Return the listing below unchanged, minus its pictures.

DATASET EXCERPT
□ □ □

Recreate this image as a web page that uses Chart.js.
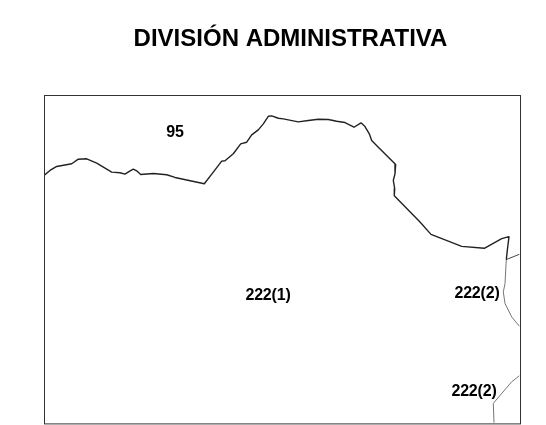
<!DOCTYPE html>
<html><head><meta charset="utf-8">
<style>html,body{margin:0;padding:0;background:#fff}#w{width:546px;height:425px}</style>
<script src="https://cdn.jsdelivr.net/npm/chart.js@4"></script></head>
<body><div id="w"><canvas id="c"></canvas></div>
<script>
const chartTitle = "DIVISIÓN ADMINISTRATIVA";
// Map coordinates: x rightward from frame's west edge, y upward from frame's south edge
const coastX = [0,6,12.7,27.7,34.3,42.7,52.7,67.7,76,81,85.3,89.3,92.7,96.7,109.3,122.7,131,160.3,169.3,177.7,181,189.3,196.7,202.7,207.7,214.3,219.3,224.3,227.7,234.3,239.3,244.3,254.3,264.3,274.3,284.3,292.7,301,310,317,321,325.3,327.7,334.3,351.7,351,349.3,350.7,350.3,376,387,417.7,440.3,457.7,465,463.3,462.3];
const coastY = [248,253,257,259.7,264.3,264.7,260.3,251.3,250.7,249.3,252,254.3,252.7,249,250,248.7,246,239.7,251.3,262.3,262.7,269.7,279.7,281.3,288.7,293.7,299.7,307.3,307.7,305.3,304.7,303.7,301.7,303,304.3,304,302.3,301,296.3,300.7,297,289.7,283,276.3,259,249.7,243,234.7,227.7,201.3,189,177,175,184.7,186.7,173,163.7];
const branchAX = [462.3,475.3];
const branchAY = [163.7,169];
const branchBX = [462.3,461,459.3,461,467.7,475.3];
const branchBY = [163.7,139.7,131.3,119.7,106.3,97];
const branchCX = [475.3,467.7,449.3,450];
const branchCY = [47.3,41.3,19.7,0.3];
const labelTexts = ["95","222(1)","222(2)","222(2)"];
const labelX = [131,224,433,430];
const labelY = [291,128,130,31];
const xMax = 476, yMax = 329;

const zip=(a,b)=>a.map((v,i)=>({x:v,y:b[i]}));
const ln=(a,b,w,col)=>({data:zip(a,b),showLine:true,borderColor:col,borderWidth:w,pointRadius:0,tension:0,fill:false,borderJoinStyle:'round'});

const decor={id:'decor',
 afterLayout(ch){ if(ch.titleBlock){ch.titleBlock.left+=8.5;ch.titleBlock.right+=8.5;} },
 afterDraw(ch){
  const {ctx,chartArea:a,scales:{x,y}}=ch;
  ctx.save();
  ctx.strokeStyle='#333';ctx.lineWidth=1;
  ctx.strokeRect(Math.round(a.left)+.5,Math.round(a.top)+.5,a.right-a.left,a.bottom-a.top);
  ctx.fillStyle='#000';ctx.font='bold 16px "Liberation Sans"';ctx.textAlign='center';ctx.textBaseline='middle';
  if('letterSpacing' in ctx) ctx.letterSpacing='-0.2px';
  labelTexts.forEach((t,i)=>ctx.fillText(t,x.getPixelForValue(labelX[i]),y.getPixelForValue(labelY[i])));
  ctx.restore();
 }};
new Chart(document.getElementById('c'),{type:'scatter',
 data:{datasets:[ln(coastX,coastY,1.4,'#222'),ln(branchAX,branchAY,1,'#444'),ln(branchBX,branchBY,0.9,'#666'),ln(branchCX,branchCY,0.9,'#666')]},
 plugins:[decor],
 options:{responsive:true,maintainAspectRatio:false,animation:false,
  layout:{padding:{left:44,right:26,top:0,bottom:2}},
  plugins:{legend:{display:false},tooltip:{enabled:false},
   title:{display:true,text:chartTitle,color:'#000',font:{family:'"Liberation Sans"',size:24,weight:'bold'},padding:{top:25,bottom:40.8}}},
  scales:{x:{type:'linear',min:0,max:xMax,display:false},y:{type:'linear',min:0,max:yMax,display:false}}}});
</script></body></html>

□ □ □

ANSWER FOR THIS EXERCISE
Recreate this image as a web page that uses Chart.js.
<!DOCTYPE html>
<html><head><meta charset="utf-8">
<style>html,body{margin:0;padding:0;background:#fff}#w{width:546px;height:425px}</style>
<script src="https://cdn.jsdelivr.net/npm/chart.js@4"></script></head>
<body><div id="w"><canvas id="c"></canvas></div>
<script>
const chartTitle = "DIVISIÓN ADMINISTRATIVA";
// Map coordinates: x rightward from frame's west edge, y upward from frame's south edge
const coastX = [0,6,12.7,27.7,34.3,42.7,52.7,67.7,76,81,85.3,89.3,92.7,96.7,109.3,122.7,131,160.3,169.3,177.7,181,189.3,196.7,202.7,207.7,214.3,219.3,224.3,227.7,234.3,239.3,244.3,254.3,264.3,274.3,284.3,292.7,301,310,317,321,325.3,327.7,334.3,351.7,351,349.3,350.7,350.3,376,387,417.7,440.3,457.7,465,463.3,462.3];
const coastY = [248,253,257,259.7,264.3,264.7,260.3,251.3,250.7,249.3,252,254.3,252.7,249,250,248.7,246,239.7,251.3,262.3,262.7,269.7,279.7,281.3,288.7,293.7,299.7,307.3,307.7,305.3,304.7,303.7,301.7,303,304.3,304,302.3,301,296.3,300.7,297,289.7,283,276.3,259,249.7,243,234.7,227.7,201.3,189,177,175,184.7,186.7,173,163.7];
const branchAX = [462.3,475.3];
const branchAY = [163.7,169];
const branchBX = [462.3,461,459.3,461,467.7,475.3];
const branchBY = [163.7,139.7,131.3,119.7,106.3,97];
const branchCX = [475.3,467.7,449.3,450];
const branchCY = [47.3,41.3,19.7,0.3];
const labelTexts = ["95","222(1)","222(2)","222(2)"];
const labelX = [131,224,433,430];
const labelY = [291,128,130,31];
const xMax = 476, yMax = 329;

const zip=(a,b)=>a.map((v,i)=>({x:v,y:b[i]}));
const ln=(a,b,w,col)=>({data:zip(a,b),showLine:true,borderColor:col,borderWidth:w,pointRadius:0,tension:0,fill:false,borderJoinStyle:'round'});

const decor={id:'decor',
 afterLayout(ch){ if(ch.titleBlock){ch.titleBlock.left+=8.5;ch.titleBlock.right+=8.5;} },
 afterDraw(ch){
  const {ctx,chartArea:a,scales:{x,y}}=ch;
  ctx.save();
  ctx.strokeStyle='#333';ctx.lineWidth=1;
  ctx.strokeRect(Math.round(a.left)+.5,Math.round(a.top)+.5,a.right-a.left,a.bottom-a.top);
  ctx.fillStyle='#000';ctx.font='bold 16px "Liberation Sans"';ctx.textAlign='center';ctx.textBaseline='middle';
  if('letterSpacing' in ctx) ctx.letterSpacing='-0.2px';
  labelTexts.forEach((t,i)=>ctx.fillText(t,x.getPixelForValue(labelX[i]),y.getPixelForValue(labelY[i])));
  ctx.restore();
 }};
new Chart(document.getElementById('c'),{type:'scatter',
 data:{datasets:[ln(coastX,coastY,1.4,'#222'),ln(branchAX,branchAY,1,'#444'),ln(branchBX,branchBY,0.9,'#666'),ln(branchCX,branchCY,0.9,'#666')]},
 plugins:[decor],
 options:{responsive:true,maintainAspectRatio:false,animation:false,
  layout:{padding:{left:44,right:26,top:0,bottom:2}},
  plugins:{legend:{display:false},tooltip:{enabled:false},
   title:{display:true,text:chartTitle,color:'#000',font:{family:'"Liberation Sans"',size:24,weight:'bold'},padding:{top:25,bottom:40.8}}},
  scales:{x:{type:'linear',min:0,max:xMax,display:false},y:{type:'linear',min:0,max:yMax,display:false}}}});
</script></body></html>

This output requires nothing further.